Jamaican-born nurse first to receive COVID vaccine in New York
A 52-year-old Jamaican-born nurse was the first person to get the COVID-19 vaccine in New York as the biggest vaccination campaign in US history kicked off Monday with health workers rolling up their sleeves for shots to protect them from the deadly coronavirus.
It was a day of optimism even as the United States’ death toll closed in on 300,000.
“I feel hopeful today. Relieved,” critical care nurse Sandra Lindsay said after getting a shot in the arm at Long Island Jewish Medical Center in New York. “I feel like healing is coming.”
Lindsay was reportedly born and raised in Jamaica before immigrating to the US in 1986 to further her career in nursing.

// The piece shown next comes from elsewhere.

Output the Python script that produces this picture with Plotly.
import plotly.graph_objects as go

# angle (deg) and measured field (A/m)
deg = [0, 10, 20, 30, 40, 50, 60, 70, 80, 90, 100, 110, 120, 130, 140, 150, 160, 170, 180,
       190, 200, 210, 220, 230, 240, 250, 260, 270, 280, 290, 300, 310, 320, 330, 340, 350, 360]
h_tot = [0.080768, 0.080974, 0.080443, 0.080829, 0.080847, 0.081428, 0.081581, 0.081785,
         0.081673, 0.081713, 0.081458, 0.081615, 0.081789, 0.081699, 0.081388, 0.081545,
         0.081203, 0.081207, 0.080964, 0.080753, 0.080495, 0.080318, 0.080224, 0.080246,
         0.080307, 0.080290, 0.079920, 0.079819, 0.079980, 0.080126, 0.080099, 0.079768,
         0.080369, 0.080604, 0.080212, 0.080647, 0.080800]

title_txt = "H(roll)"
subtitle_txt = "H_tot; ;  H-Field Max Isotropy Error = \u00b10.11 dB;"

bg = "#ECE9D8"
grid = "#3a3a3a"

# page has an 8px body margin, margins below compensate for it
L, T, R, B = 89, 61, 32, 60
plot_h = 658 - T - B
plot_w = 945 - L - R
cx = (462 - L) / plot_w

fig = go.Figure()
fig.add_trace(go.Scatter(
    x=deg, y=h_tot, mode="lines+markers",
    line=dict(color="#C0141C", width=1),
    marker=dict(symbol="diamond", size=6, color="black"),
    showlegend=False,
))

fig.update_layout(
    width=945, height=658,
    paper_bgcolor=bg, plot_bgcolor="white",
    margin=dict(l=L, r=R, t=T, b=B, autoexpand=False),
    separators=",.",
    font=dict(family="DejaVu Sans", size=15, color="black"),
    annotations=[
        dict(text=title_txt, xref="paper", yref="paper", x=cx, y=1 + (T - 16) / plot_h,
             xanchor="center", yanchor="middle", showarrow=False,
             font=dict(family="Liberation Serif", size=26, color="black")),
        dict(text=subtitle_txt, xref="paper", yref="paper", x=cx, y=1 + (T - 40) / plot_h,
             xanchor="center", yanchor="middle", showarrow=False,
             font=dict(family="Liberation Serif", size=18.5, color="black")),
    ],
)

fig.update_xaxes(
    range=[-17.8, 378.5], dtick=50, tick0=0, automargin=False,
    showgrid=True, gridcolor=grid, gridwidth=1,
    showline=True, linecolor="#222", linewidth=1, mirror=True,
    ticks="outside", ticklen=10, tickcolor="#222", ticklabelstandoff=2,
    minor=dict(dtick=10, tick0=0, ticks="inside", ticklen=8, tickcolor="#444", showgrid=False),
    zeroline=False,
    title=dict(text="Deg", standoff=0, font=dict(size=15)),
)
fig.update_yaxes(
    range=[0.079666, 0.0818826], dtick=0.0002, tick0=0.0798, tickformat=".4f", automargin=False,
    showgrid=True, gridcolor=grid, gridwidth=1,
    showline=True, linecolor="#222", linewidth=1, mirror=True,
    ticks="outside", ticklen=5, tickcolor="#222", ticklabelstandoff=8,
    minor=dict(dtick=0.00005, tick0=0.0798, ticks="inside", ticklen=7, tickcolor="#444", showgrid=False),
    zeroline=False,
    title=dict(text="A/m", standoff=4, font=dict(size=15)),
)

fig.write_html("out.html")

Nurse Annabelle Jimenez, left, congratulates nurse Sandra Lindsay after she is inoculated with the Pfizer-BioNTech COVID-19 vaccine, Monday, December 14, 2020, at the Jewish Medical Center, in the Queens borough of New York. (AP Photo/Mark Lennihan, Pool)

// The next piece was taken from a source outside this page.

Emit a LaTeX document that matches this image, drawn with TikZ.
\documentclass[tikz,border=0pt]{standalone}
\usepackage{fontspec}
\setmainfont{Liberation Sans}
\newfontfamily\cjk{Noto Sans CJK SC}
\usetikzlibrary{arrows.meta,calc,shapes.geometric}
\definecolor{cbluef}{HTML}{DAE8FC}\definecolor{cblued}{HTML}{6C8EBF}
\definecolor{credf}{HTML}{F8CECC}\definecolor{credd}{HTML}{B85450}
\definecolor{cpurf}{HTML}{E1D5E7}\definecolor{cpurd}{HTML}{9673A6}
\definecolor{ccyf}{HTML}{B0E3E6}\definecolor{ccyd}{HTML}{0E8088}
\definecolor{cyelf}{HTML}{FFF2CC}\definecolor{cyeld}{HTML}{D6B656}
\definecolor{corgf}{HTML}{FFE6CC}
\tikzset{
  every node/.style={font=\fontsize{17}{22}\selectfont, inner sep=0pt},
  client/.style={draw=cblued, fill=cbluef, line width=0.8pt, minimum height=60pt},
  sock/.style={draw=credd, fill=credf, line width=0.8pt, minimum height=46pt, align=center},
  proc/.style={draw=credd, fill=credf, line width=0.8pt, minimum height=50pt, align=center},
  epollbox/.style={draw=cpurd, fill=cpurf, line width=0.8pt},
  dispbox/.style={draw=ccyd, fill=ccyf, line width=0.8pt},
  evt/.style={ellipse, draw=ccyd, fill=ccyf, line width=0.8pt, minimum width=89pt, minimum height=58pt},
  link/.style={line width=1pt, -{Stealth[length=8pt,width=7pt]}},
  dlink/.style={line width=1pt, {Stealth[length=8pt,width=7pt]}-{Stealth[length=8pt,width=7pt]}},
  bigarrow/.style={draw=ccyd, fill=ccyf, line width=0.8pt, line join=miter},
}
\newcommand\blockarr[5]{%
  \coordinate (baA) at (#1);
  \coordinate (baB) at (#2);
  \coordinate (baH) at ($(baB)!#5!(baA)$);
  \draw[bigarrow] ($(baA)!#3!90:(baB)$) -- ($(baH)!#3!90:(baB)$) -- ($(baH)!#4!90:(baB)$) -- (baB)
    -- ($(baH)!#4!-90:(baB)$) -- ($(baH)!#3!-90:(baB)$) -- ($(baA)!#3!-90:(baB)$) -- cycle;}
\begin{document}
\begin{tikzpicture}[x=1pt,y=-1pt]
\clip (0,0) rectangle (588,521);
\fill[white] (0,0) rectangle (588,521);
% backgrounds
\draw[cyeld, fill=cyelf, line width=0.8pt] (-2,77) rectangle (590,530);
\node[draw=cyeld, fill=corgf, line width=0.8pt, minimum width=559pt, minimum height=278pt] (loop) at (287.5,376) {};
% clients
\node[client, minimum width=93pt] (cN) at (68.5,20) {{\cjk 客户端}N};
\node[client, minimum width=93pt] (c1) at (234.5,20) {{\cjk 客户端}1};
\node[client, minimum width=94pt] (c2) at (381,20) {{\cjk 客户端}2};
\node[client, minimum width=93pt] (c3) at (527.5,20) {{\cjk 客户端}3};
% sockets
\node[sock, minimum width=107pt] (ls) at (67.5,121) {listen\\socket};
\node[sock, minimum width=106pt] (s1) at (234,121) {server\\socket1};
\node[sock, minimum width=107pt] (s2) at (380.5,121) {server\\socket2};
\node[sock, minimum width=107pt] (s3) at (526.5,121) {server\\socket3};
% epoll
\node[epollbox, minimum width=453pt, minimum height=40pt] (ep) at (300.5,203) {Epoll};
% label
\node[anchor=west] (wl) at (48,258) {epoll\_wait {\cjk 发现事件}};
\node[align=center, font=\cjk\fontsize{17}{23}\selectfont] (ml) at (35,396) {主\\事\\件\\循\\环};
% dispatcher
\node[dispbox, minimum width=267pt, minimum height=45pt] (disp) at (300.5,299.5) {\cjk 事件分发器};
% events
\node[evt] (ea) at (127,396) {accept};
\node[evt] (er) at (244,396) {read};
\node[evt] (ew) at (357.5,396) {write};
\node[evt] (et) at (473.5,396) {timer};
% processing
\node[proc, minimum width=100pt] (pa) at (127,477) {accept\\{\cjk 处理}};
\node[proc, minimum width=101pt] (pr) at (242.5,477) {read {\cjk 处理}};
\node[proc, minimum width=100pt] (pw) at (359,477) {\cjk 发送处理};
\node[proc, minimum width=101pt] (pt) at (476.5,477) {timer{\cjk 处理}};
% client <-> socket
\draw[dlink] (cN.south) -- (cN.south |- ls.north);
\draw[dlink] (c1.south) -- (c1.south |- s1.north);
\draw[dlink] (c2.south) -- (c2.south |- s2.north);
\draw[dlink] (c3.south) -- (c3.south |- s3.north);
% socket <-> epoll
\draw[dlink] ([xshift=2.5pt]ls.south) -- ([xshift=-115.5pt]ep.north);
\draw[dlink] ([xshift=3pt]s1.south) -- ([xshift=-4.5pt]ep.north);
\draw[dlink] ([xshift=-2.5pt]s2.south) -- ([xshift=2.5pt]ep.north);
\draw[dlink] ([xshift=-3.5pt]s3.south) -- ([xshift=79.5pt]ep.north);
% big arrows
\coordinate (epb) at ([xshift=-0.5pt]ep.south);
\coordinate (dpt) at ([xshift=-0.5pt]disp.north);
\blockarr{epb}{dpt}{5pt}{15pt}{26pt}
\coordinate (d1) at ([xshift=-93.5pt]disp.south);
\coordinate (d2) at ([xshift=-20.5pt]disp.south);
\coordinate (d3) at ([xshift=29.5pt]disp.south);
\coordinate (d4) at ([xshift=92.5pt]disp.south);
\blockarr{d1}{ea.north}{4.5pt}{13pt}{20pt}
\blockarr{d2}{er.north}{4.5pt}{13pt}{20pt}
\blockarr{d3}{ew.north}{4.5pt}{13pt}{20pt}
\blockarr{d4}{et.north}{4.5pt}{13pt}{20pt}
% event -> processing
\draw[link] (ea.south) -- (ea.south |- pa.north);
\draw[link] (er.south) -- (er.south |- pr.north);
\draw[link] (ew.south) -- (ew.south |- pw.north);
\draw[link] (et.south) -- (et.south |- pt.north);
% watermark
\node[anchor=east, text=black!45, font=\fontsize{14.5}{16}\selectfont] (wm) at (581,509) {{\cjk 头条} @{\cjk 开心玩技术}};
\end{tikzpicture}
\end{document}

Her brother, Garfield Lindsay, took to Instagram to express how proud he was of his sister’s feat.
“So proud of my younger sis (for) stepping up at taking the COVID-19 vaccine like a champ. She has witnessed firsthand too many deaths and is leading by example by doing what’s necessary to beat this virus. First in the US, I think, so so proud,” he said.
With a countdown of “3-2-1,” workers at Ohio State University’s Wexner Medical Center gave the first injections to applause.

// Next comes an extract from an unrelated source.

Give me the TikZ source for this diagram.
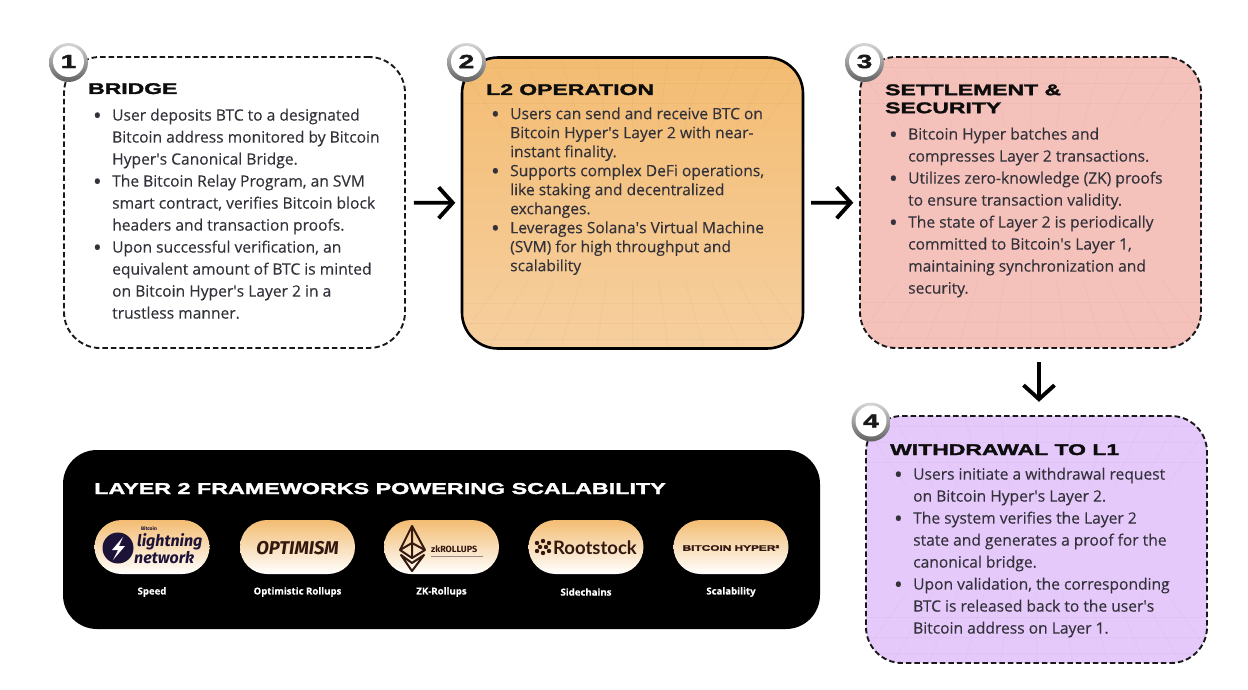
\documentclass[tikz,border=0pt]{standalone}
\usepackage{fontspec}
\usepackage{xcolor}
\usetikzlibrary{arrows.meta}
\setmainfont[FakeBold=0.25]{Open Sans}
\newfontfamily\headfont[FakeStretch=1.48,FakeBold=2]{Liberation Sans Bold}
\newfontfamily\logofont{Fira Sans}
\newfontfamily\rootfont{Lato}
\definecolor{bodyink}{HTML}{33323A}
\definecolor{orangetop}{HTML}{F3BC72}
\definecolor{orangelow}{HTML}{F6CF9F}
\definecolor{salmon}{HTML}{F5C1BB}
\definecolor{lilac}{HTML}{E6C9FB}
\definecolor{navy}{HTML}{1D1238}
\definecolor{logoink}{HTML}{33180F}
\newcommand{\bul}{\strut\llap{\raisebox{-3pt}{\fontsize{23}{22}\selectfont\textbullet}\hspace{10.5pt}}}
\newcommand{\apos}{\textquotesingle}
\newcommand{\fadegrid}[4]{%
    \begin{scope}
    \clip[rounded corners=36] (#1,#2) rectangle (#3,#4);
    \foreach \k in {-5,...,5} {
        \draw [gridline] ({(#1+#3)/2+\k*26},{#2+70}) to ({(#1+#3)/2+\k*36},{#2});
        \draw [gridline] ({(#1+#3)/2+\k*26},{#4-70}) to ({(#1+#3)/2+\k*36},{#4});
    }
    \foreach \d in {10,26,46} {
        \draw [gridline] (#1,{#2+\d}) to (#3,{#2+\d});
        \draw [gridline] (#1,{#4-\d}) to (#3,{#4-\d});
    }
    \end{scope}}
\tikzset{
    stepbox/.style={minimum width=341, minimum height=291, inner sep=0, rounded corners=36},
    dashedge/.style={draw=black!90, line width=1.9, dash pattern=on 5.5 off 3},
    gridline/.style={draw=black, opacity=0.025, line width=0.9},
    heading/.style={inner sep=0, anchor=base west, text=black!95, font=\headfont\fontsize{15.5}{18}\selectfont},
    bodytext/.style={inner sep=0, anchor=north west, align=left, text=bodyink, font=\fontsize{15.6}{22}\selectfont},
    badgeball/.style={circle, minimum size=39, inner sep=0, top color=black!16, bottom color=black!62},
    badgeface/.style={circle, minimum size=31, inner sep=0, fill=white, text=black!90, font=\headfont\fontsize{19}{19}\selectfont},
    flow/.style={line width=3.9, -{Straight Barb[length=14, width=31, line width=3.9]}},
    pill/.style={minimum width=115, minimum height=54, inner sep=0, rounded corners=27, top color=orangetop, bottom color=white},
    pillcap/.style={inner sep=0, text=white, font=\bfseries\fontsize{9.6}{12}\selectfont}
}
\begin{document}
\begin{tikzpicture}[x=1pt, y=-1pt]
    \useasboundingbox (0,0) rectangle (1248,690);

    \node[stepbox, dashedge, fill=white] (bridge) at (234.5, 202.5) {};
    \node[stepbox, top color=orangetop, bottom color=orangelow] (ops) at (632.5, 203) {};
    \fadegrid{462}{57}{803}{349}
    \node[stepbox, draw=black, line width=2.6] (opsedge) at (632.5, 203) {};
    \node[stepbox, fill=salmon] (settle) at (1030.5, 202.5) {};
    \fadegrid{860}{57}{1201}{348}
    \node[stepbox, dashedge] (settleedge) at (1030.5, 202.5) {};
    \node[stepbox, minimum height=247, fill=lilac] (withdraw) at (1036.5, 539.5) {};
    \fadegrid{866}{416}{1207}{663}
    \node[stepbox, minimum height=247, dashedge] (withdrawedge) at (1036.5, 539.5) {};

    \node[badgeball] (ball1) at (68.5, 62.5) {};
    \node[badgeface] (num1) at (68.5, 61.5) {1};
    \node[badgeball] (ball2) at (466.5, 62.5) {};
    \node[badgeface] (num2) at (466.5, 61.5) {2};
    \node[badgeball] (ball3) at (864.5, 62.5) {};
    \node[badgeface] (num3) at (864.5, 61.5) {3};
    \node[badgeball] (ball4) at (871, 422) {};
    \node[badgeface] (num4) at (871, 421) {4};

    \node[heading] (head1) at (88, 94) {BRIDGE};
    \node[heading] (head2) at (486, 95) {L2 OPERATION};
    \node[heading, anchor=north west, align=left] (head3) at (885, 82.4) {\strut SETTLEMENT \&\\\strut SECURITY};
    \node[heading] (head4) at (890, 455) {WITHDRAWAL TO L1};

    \node[bodytext] (text1) at (112, 105) {\bul User deposits BTC to a designated\\Bitcoin address monitored by Bitcoin\\Hyper\apos s Canonical Bridge.\\\bul The Bitcoin Relay Program, an SVM\\smart contract, verifies Bitcoin block\\headers and transaction proofs.\\\bul Upon successful verification, an\\equivalent amount of BTC is minted\\on Bitcoin Hyper\apos s Layer 2 in a\\trustless manner.};
    \node[bodytext, font=\fontsize{15.6}{19}\selectfont] (text2) at (510, 105.7) {\bul Users can send and receive BTC on\\Bitcoin Hyper\apos s Layer 2 with near-\\instant finality.\\\bul Supports complex DeFi operations,\\like staking and decentralized\\exchanges.\\\bul Leverages Solana\apos s Virtual Machine\\(SVM) for high throughput and\\scalability};
    \node[bodytext] (text3) at (908, 124) {\bul Bitcoin Hyper batches and\\compresses Layer 2 transactions.\\\bul Utilizes zero-knowledge (ZK) proofs\\to ensure transaction validity.\\\bul The state of Layer 2 is periodically\\committed to Bitcoin\apos s Layer 1,\\maintaining synchronization and\\security.};
    \node[bodytext] (text4) at (913, 464) {\bul Users initiate a withdrawal request\\on Bitcoin Hyper\apos s Layer 2.\\\bul The system verifies the Layer 2\\state and generates a proof for the\\canonical bridge.\\\bul Upon validation, the corresponding\\BTC is released back to the user\apos s\\Bitcoin address on Layer 1.};

    \draw [flow, shorten <=8, shorten >=6.5] (bridge) to (ops);
    \draw [flow, shorten <=8, shorten >=6.5] (ops) to (settle);
    \draw [flow, shorten <=14, shorten >=14] ([xshift=8.5]settle.south) to ([xshift=2.5]withdraw.north);

    \node[fill=black, minimum width=757, minimum height=179, inner sep=0, rounded corners=34] (panel) at (441.5, 539.5) {};
    \node[heading, text=white, font=\headfont\fontsize{15.75}{20}\selectfont] (paneltitle) at (94, 494) {LAYER 2 FRAMEWORKS POWERING SCALABILITY};

    \node[pill] (pill1) at (152, 547) {};
    \node[pill] (pill2) at (297.5, 547) {};
    \node[pill] (pill3) at (441.5, 547) {};
    \node[pill] (pill4) at (586, 547) {};
    \node[pill] (pill5) at (731, 547) {};
    \node[pillcap] (cap1) at (152, 592) {Speed};
    \node[pillcap] (cap2) at (297.5, 592) {Optimistic Rollups};
    \node[pillcap] (cap3) at (441.5, 592) {ZK-Rollups};
    \node[pillcap] (cap4) at (586, 592) {Sidechains};
    \node[pillcap] (cap5) at (731, 592) {Scalability};

    \node[circle, fill=navy, minimum size=31, inner sep=0] (boltdisc) at (118, 548) {};
    \fill [white] (123,537) -- (112,550) -- (118,550) -- (113,560) -- (125,546) -- (119,546) -- cycle;
    \node[inner sep=0, text=navy, font=\logofont\bfseries\fontsize{5}{5}\selectfont] (lnbitcoin) at (149, 529) {Bitcoin};
    \node[inner sep=0, anchor=base west, text=navy, font=\logofont\itshape\bfseries\fontsize{16}{16}\selectfont] (lnone) at (137, 546) {lightning};
    \node[inner sep=0, anchor=base west, text=navy, font=\logofont\itshape\bfseries\fontsize{16}{16}\selectfont] (lntwo) at (134, 563) {network};

    \node[inner sep=0, text=logoink, font=\logofont\itshape\bfseries\fontsize{18.5}{20}\selectfont] (optimism) at (297.5, 548) {OPTIMISM};

    \draw [logoink, line width=2, line join=round] (412,526) -- (425,550) -- (412,558) -- (400,550) -- cycle;
    \draw [logoink, line width=2, line join=round] (400,550) -- (412,543) -- (425,550) (412,526) -- (412,558);
    \draw [logoink, line width=2, line join=round] (401,555) -- (412,571) -- (424,555) -- (412,563) -- cycle;
    \node[inner sep=0, anchor=base west, text=logoink, font=\logofont\bfseries\fontsize{9}{10}\selectfont] (zkname) at (431, 552) {zkROLLUPS};
    \draw [logoink!50, line width=0.9] (431,556) -- (483,556);

    \foreach \x/\y in {537/543, 543/541, 549/543, 540/547, 546/547, 537/551, 543/553, 549/551} {
        \fill [logoink] (\x,\y) circle (2.2);
    }
    \node[inner sep=0, anchor=base west, text=logoink, font=\rootfont\bfseries\fontsize{18.5}{20}\selectfont] (rootstock) at (553, 554) {Rootstock};

    \node[inner sep=0, text=logoink, font=\headfont\fontsize{8}{10}\selectfont] (hyper) at (731, 548) {BITCOIN HYPER²};
\end{tikzpicture}
\end{document}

And in suburban New Orleans, Steven Lee, an intensive care unit pharmacist at Ochsner Medical Center, summed up the moment as he got his own vaccination: “We can finally prevent the disease as opposed to treating it.”
Other hospitals around the country, from Rhode Island to Texas, unloaded precious frozen vials of vaccine made by Pfizer Inc. and its German partner BioNTech, with staggered deliveries set throughout the day and Tuesday. A few other countries have authorized the vaccine, including Britain, which started vaccinating people last week, and Canada, which began doing so on Monday.
For health care workers, who along with nursing home residents will be first in line for vaccination, hope is tempered by grief and the sheer exhaustion of months spent battling a coronavirus that still is surging in the US and around the world.
“This is mile 24 of a marathon. People are fatigued. But we also recognize that this end is in sight,” said Dr Chris Dale of Swedish Health Services in Seattle.
Packed in dry ice to stay at ultra-frozen temperatures, the first of nearly 3 million doses being shipped are a down payment on the amount needed. More of the Pfizer-BioNTech vaccine will arrive each week. And later this week, the FDA will decide whether to green-light the world’s second rigorously studied COVID-19 vaccine, made by Moderna Inc.
While the US hopes for enough of both vaccines together to vaccinate 20 million people by the end of the month, there won’t be enough for the average person to get a shot until spring.
“This is the light at the end of the tunnel. But it’s a long tunnel,” New York Governor Andrew Cuomo said.